I don't care if people or robots think I'm a robot.
I'd be suspicious of people doing their writing in Word and copying it over into random comment fields, too.
> And the "slang version" of an em-dash is "I went to work--but forgot to put on pants", not "I went to work - but forgot to put on pants".
The fun thing about slang is that different groups have different slangs! I use the latter pretty regularly, but have never done the former.
> BTW, "humans almost always tend to use" is very poor writing--pick one or the other between "almost always" and "tend to".
Nah.
> It wouldn't be a bad thing if LLMs helped increase human literacy,
Where "literacy" is defined as strictly following arbitrary rules without any concern for whether it actually helps people read it?
And, on the assumption that those rules actually are meaningful, wouldn't you rather have people learn them for themselves?
Sigh.
I’m not the person you asked, but I do.
> the proper emdash—a double long dash with no spaces around it
The spaces around it depend on style guide, it is not universal that they should not exist.
> That's because most keyboards don't have an emdash key
Nor do they have keys for proper quotes and apostrophes or interrobangs, yet it doesn’t stop people from using them. The keys don’t need to exist.
> That's what makes it such a good giveaway.
It’s not. It might be one signal but it is far from sufficient.
> I'm happy to be told that I'm wrong, and that you do actually use the proper double long dash in your writing
I do use the proper em-dash in my writing—and many other characters too—and my HN history is ample proof. I explained at length in another comment how I insert the characters, plus how simple it is if you use any Apple OS.
Both make sense, to a degree. On the one hand you can argue that the em-dash—being longer—should require and extra key, but on the other hand it has more uses so it should not have the extra key to be more accessible.
I reject everything else about that poorly reasoned "suspicious" response as well.
I never use hyphens where em dashes would be correct.

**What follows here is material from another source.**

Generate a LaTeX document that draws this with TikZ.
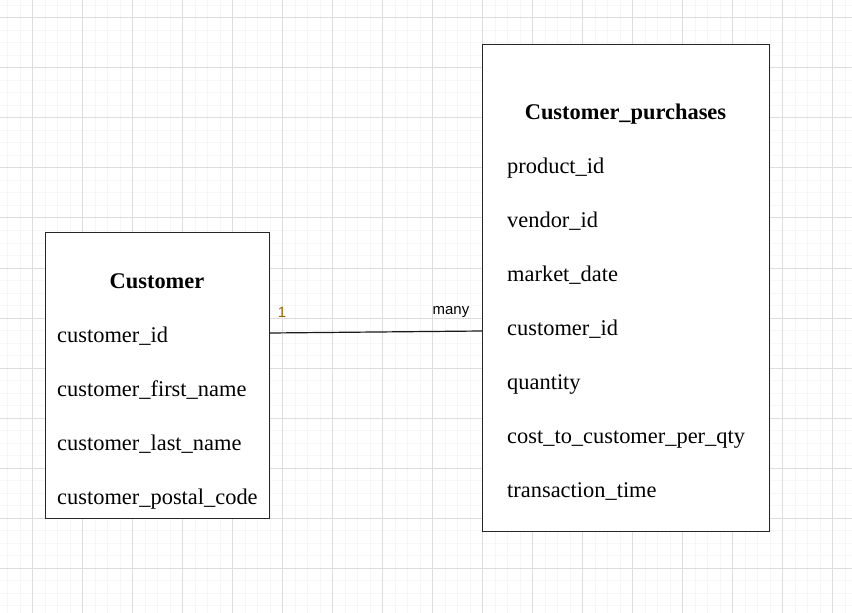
\documentclass[tikz,border=0pt]{standalone}
\usepackage{fontspec}
\setmainfont{Liberation Serif}
\newfontfamily\labelfont{Liberation Sans}
\definecolor{minorgrid}{HTML}{F6F6F6}
\definecolor{majorgrid}{HTML}{DDDDDD}
\definecolor{onecol}{HTML}{996600}
\begin{document}
\begin{tikzpicture}[x=1bp,y=-1bp,
  entity/.style={draw=black!85,line width=1.1bp,fill=white},
  title/.style={font=\fontsize{22.5}{27}\selectfont\bfseries,anchor=center,inner sep=0,text height=15.5bp,text depth=4bp},
  field/.style={font=\fontsize{22.5}{27}\selectfont,anchor=west,inner sep=0,text height=15.5bp,text depth=4bp},
  card/.style={font=\labelfont\fontsize{15}{18}\selectfont,inner sep=0}]
\useasboundingbox (0,0) rectangle (852,613);
\fill[white] (0,0) rectangle (852,613);
% minor grid
\foreach \i in {0,...,68} {
  \draw[minorgrid,line width=1bp] ({7.5+12.5*\i},0) -- ({7.5+12.5*\i},613);
}
\foreach \j in {0,...,49} {
  \draw[minorgrid,line width=1bp] (0,{5.5+12.5*\j}) -- (852,{5.5+12.5*\j});
}
% major grid
\foreach \i in {0,...,16} {
  \draw[majorgrid,line width=1bp] ({32.5+50*\i},0) -- ({32.5+50*\i},613);
}
\foreach \j in {0,...,12} {
  \draw[majorgrid,line width=1bp] (0,{18+50*\j}) -- (852,{18+50*\j});
}
% entities
\node[entity,minimum width=224bp,minimum height=286bp,anchor=north west] (cust) at (45,232) {};
\node[entity,minimum width=287bp,minimum height=487bp,anchor=north west] (purch) at (482,44) {};
% Customer
\node[title] (ct) at (157,283) {Customer};
\node[field] (c1) at (57,337) {customer\_id};
\node[field] (c2) at (57,391) {customer\_first\_name};
\node[field] (c3) at (57,445) {customer\_last\_name};
\node[field] (c4) at (57,499) {customer\_postal\_code};
% Customer_purchases
\node[title] (pt) at (625.5,114) {Customer\_purchases};
\node[field] (p1) at (507,168) {product\_id};
\node[field] (p2) at (507,222) {vendor\_id};
\node[field] (p3) at (507,276) {market\_date};
\node[field] (p4) at (507,330) {customer\_id};
\node[field] (p5) at (507,384) {quantity};
\node[field] (p6) at (507,438) {cost\_to\_customer\_per\_qty};
\node[field] (p7) at (507,492) {transaction\_time};
% connector
\coordinate (a) at (cust.east |- 0,333);
\coordinate (b) at (purch.west |- 0,331);
\draw[black!90,line width=1.2bp] (a) -- (b);
\node[card,text=onecol] (one) at (282,312) {1};
\node[card] (many) at (451,312) {many};
\end{tikzpicture}
\end{document}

I do have issues determining when a two-word phrase should or shouldn't be hyphenated. It surely doesn't help that I grew up in a bilingual English/German household, so that my first instinct is often to reject either option, and fully concatenate the two words instead.
(Whether that last comma is appropriate opens a whole other set of punctuation issues ... and yes, I do tend to deliberately misuse ellipses for effect.)
I would argue that LLMs overuse the emdash more because they overuse specific rhetorical devices, e.g. antithesis, than because they are being too correct about punctuation.
Also you can ctrl-z immediately after an autocorrect to undo it.
I do them without surrounding spaces, because that's... how you're supposed to use them, and it's also less typing.
They also used to be a really good Shibboleth to tell if someone was using a Mac—the key combo on there is easy, and also easy to remember, so Mac users were far more likely than the median to employ em-dashes. It wasn't a sure tell, but it was pretty reliable.
It took centuries for the written word to acquire spaces between words, and then the US decided to jam them back together again.
Curious why folk are using two hyphens "--" instead of en-dash.
Been using shift+option+hyphen to make and use em-dashes (sans spaces) since at least 2005, when I got my first publishing job and also started blogging (so writing a ton more). I also use option+hyphen (en-dash) for date and number ranges. In my experience, ChatGPT consistently adds spaces around both.
So... that's just to say that people who are exposed to the sorts of can't-unsee-it-now typesetting OCD that LaTeX and various popular extension packages within that ecosystem exposes can learn to write write "--" as en-dash.
It's sort of like being unable to return to the blissful state of not being hyperaware that Ariel and Helvetica are different.